Some part of every tree and shrub is exposed to cold air, wind, and sun all winter. Alberta is known for its very sunny, cold winters. This can cause sun damage to the bark of a tree and lead to it breaking dormancy too soon. On a cold day the air may be cold, but the sunny side of a tree trunk can defrost. This repeated cycle of freezing and thawing can lead to serious damage on young trees. White trunk guards or painting the sunny side of a tree trunk, with 1:3 water:white latex paint or plaster, can help protect the young bark until the tree itself becomes woody enough to shield itself.
Cold air and wind can cause extra damage to trees and shrubs in the winter. Be sure to use hardier species of trees and use structures as windbreaks to create sheltered locations. This is also great for wind protection in the summer as some ornamental trees cannot handle a full strength prairie winds without breaking.
For trees that may be on the edge of our growing zone, a spot that receives winter shade is ideal.

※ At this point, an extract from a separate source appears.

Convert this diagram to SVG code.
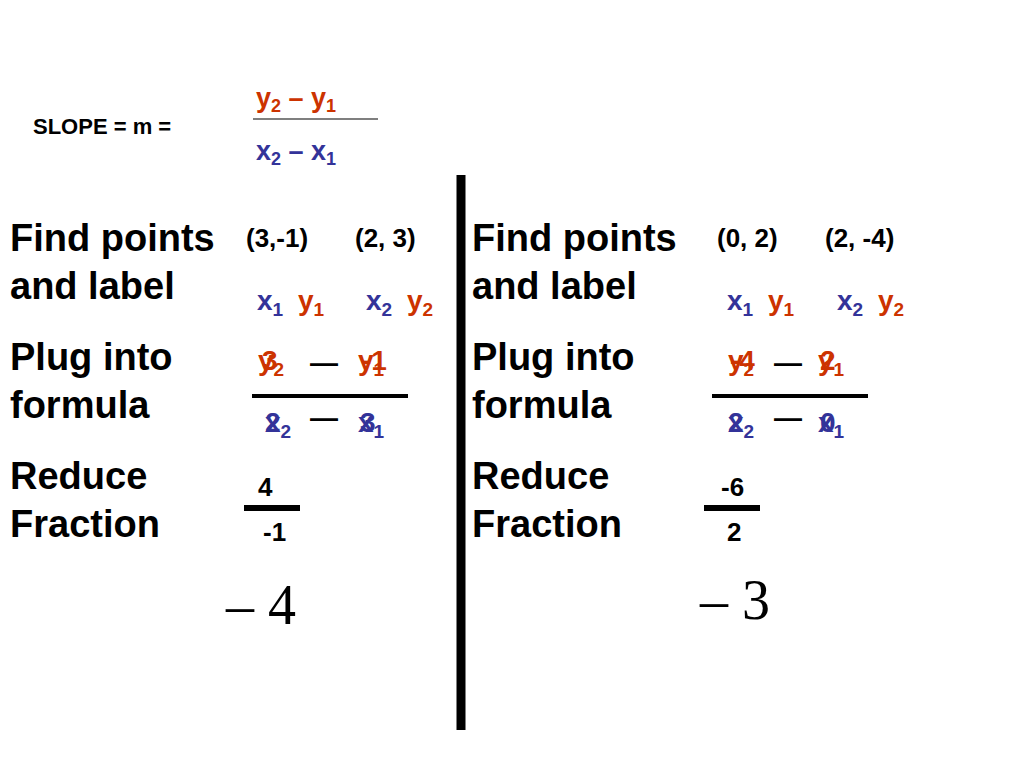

Winter shade keeps trees and shrubs dormant for a longer period of time and prevents sunscald. This type of microclimate is great for fruit trees such as pear trees and stone fruit trees. Both these types of trees are notorious for blooming too early which results in frozen blooms. A heavy layer of mulch also helps keep trees and shrubs dormant longer, much like with perennials.
There are many shrubs that die back to the snowline every year. One can take advantage of the microclimate beneath the snow by bending and weighing down the branches of shrubs to below the snowline. This works well for shrubs like elderberries, smokebush, weigela, and even more tender shrubs like blackberries.